Recently, a group of Aboriginal women in a local community reported their own close encounter. They were sitting around playing cards when a big beam of light appeared. UFOs apparently also land in the nearby Tanami desert, according to the believers. "There is no airport so they have got to land somewhere," said Farkas.
It used to be easy to tell when there was UFO activity, he said. The electronic banking and telephone lines would go out. But with a change to fibre optic technology that problem has disappeared.
Farkas dismisses claims that he might want to drum up interest in UFOs to boost business at his roadhouse, saying he has plenty of business from the constant stream of motorists passing by. Barry Williams, editor of Australia's quarterly journal "The Skeptic" which attempts to debunk all kinds of suspect science, has other explanations for the sightings.
Many could be of the planet Venus, others would be aircraft landing lights, he says. "We are not sceptical of people sighting things.

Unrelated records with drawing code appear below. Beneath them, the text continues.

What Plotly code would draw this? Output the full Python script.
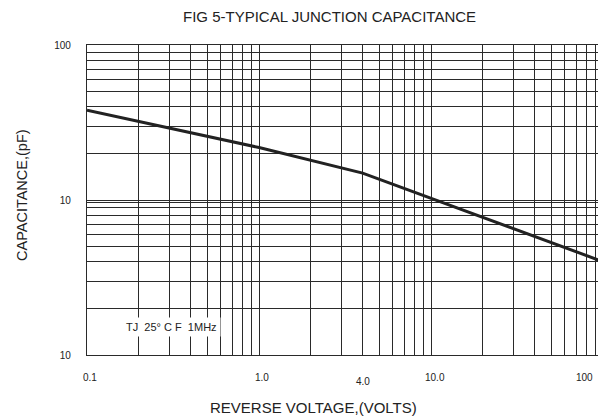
import numpy as np
import plotly.graph_objects as go

# Data
reverse_voltage = [0.1, 1.0, 4.0, 100.0]
capacitance_pf = [38.0, 21.8, 14.9, 4.0]

x_tick_vals = [0.1, 1.0, 4.0, 10.0, 100.0]
x_tick_text = ["0.1", "1.0", "4.0", "10.0", "100"]
y_tick_vals = [1, 10, 100]
y_tick_text = ["10", "10", "100"]

x_grid = [m * 10.0 ** e for e in (-1, 0, 1) for m in range(1, 10)] + [100.0]
y_grid = [m * 10.0 ** e for e in (0, 1) for m in range(1, 10)] + [9.6, 100.0]

FONT = "Liberation Sans, Arial, sans-serif"
INK = "#222222"
X_RANGE = [-1, 1.97]

fig = go.Figure()
fig.add_trace(go.Scatter(
    x=reverse_voltage, y=capacitance_pf, mode="lines",
    line=dict(color=INK, width=3), hoverinfo="skip", showlegend=False,
))

ytext = [y_tick_text[y_tick_vals.index(v)] if v in y_tick_vals else "" for v in y_grid]

fig.update_layout(
    width=598, height=417,
    margin=dict(l=87, r=0, t=45, b=62),
    paper_bgcolor="white", plot_bgcolor="white",
    font=dict(family=FONT, color=INK),
    xaxis=dict(
        type="log", range=X_RANGE, tickvals=x_grid, showticklabels=False,
        ticks="", showgrid=True, gridcolor="#2a2a2a", gridwidth=1.3,
        showline=True, linecolor="#2a2a2a", linewidth=1.3, mirror=True, zeroline=False,
    ),
    yaxis=dict(
        type="log", range=[0, 2], tickvals=y_grid, ticktext=ytext,
        ticks="", showgrid=True, gridcolor="#2a2a2a", gridwidth=1.3,
        showline=True, linecolor="#2a2a2a", linewidth=1.3, mirror=True, zeroline=False,
        tickfont=dict(size=10, family=FONT, color=INK), ticklabelstandoff=13,
    ),
)

shifts = {"0.1": (3, 0), "1.0": (3, 0), "4.0": (0, -4), "10.0": (4, 0)}
for v, t in zip(x_tick_vals, x_tick_text):
    if t in shifts:
        dx, dy = shifts[t]
        fig.add_annotation(x=np.log10(v), y=0, xref="x", yref="paper", text=t,
                           showarrow=False, yanchor="middle", xanchor="center",
                           yshift=-22 + dy, xshift=dx,
                           font=dict(size=10, family=FONT, color=INK))
    else:
        # the last label sits just inside the right edge of the frame
        fig.add_annotation(x=1, y=0, xref="paper", yref="paper", text=t,
                           showarrow=False, yanchor="middle", xanchor="right",
                           yshift=-22, xshift=-3,
                           font=dict(size=10, family=FONT, color=INK))

fig.add_annotation(x=(329 - 87) / 511, y=(355 - 16) / 310, xref="paper", yref="paper",
                   text="FIG 5-TYPICAL JUNCTION CAPACITANCE", showarrow=False,
                   xanchor="center", yanchor="middle",
                   font=dict(size=15, family=FONT, color=INK))
fig.add_annotation(x=(313 - 87) / 511, y=(355 - 407) / 310, xref="paper", yref="paper",
                   text="REVERSE VOLTAGE,(VOLTS)", showarrow=False,
                   xanchor="center", yanchor="middle",
                   font=dict(size=15, family=FONT, color=INK))
fig.add_annotation(x=(22 - 87) / 511, y=(355 - 195) / 310, xref="paper", yref="paper",
                   text="CAPACITANCE,(pF)", showarrow=False, textangle=-90,
                   xanchor="center", yanchor="middle",
                   font=dict(size=14.5, family=FONT, color=INK))
fig.add_annotation(x=(171 - 87) / 511, y=(355 - 327) / 310, xref="paper", yref="paper",
                   text="TJ  25° C F  1MHz", showarrow=False,
                   xanchor="center", yanchor="middle", bgcolor="white", borderpad=3,
                   font=dict(size=11, family=FONT, color=INK))

fig.write_html("out.html", config={"displayModeBar": False},
               post_script="document.body.style.margin='0';document.body.style.padding='0';")
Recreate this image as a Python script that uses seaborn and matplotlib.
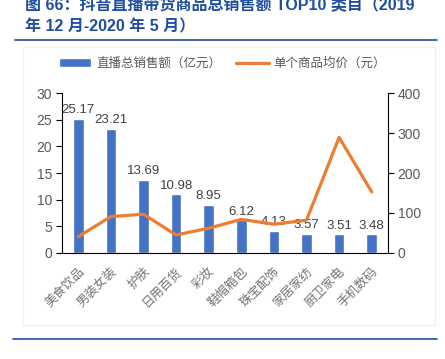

We are sceptical of some of the conclusions they come to from what they have seen.
They don't stand up to any crucial thinking at all," he told AFP. The Northern Territory in general has the reputation of having a large number of sightings of UFOs, he said, which he suggests might be connected with the local drinking habits.
"I don't know whether this is in any way connected with the fact that the Northern Territory has the biggest beer consumption of anywhere on earth," he said.
Researcher Keith Douglass, who works as a cleaner at Alice Springs hospital but follows UFOs on the side, says he has been up to Wycliffe Well about half a dozen times but has never seen anything.
Nevertheless, he has heard lots of tales, for example of an Aboriginal woman who was chased by a UFO. "It is a flat disc with a blue dome. It has been sighted around Alice Springs a couple of times. It chased this lady into town. She saw it again up at Wycliffe Well," he said. "Wycliffe Well - that's been going for years."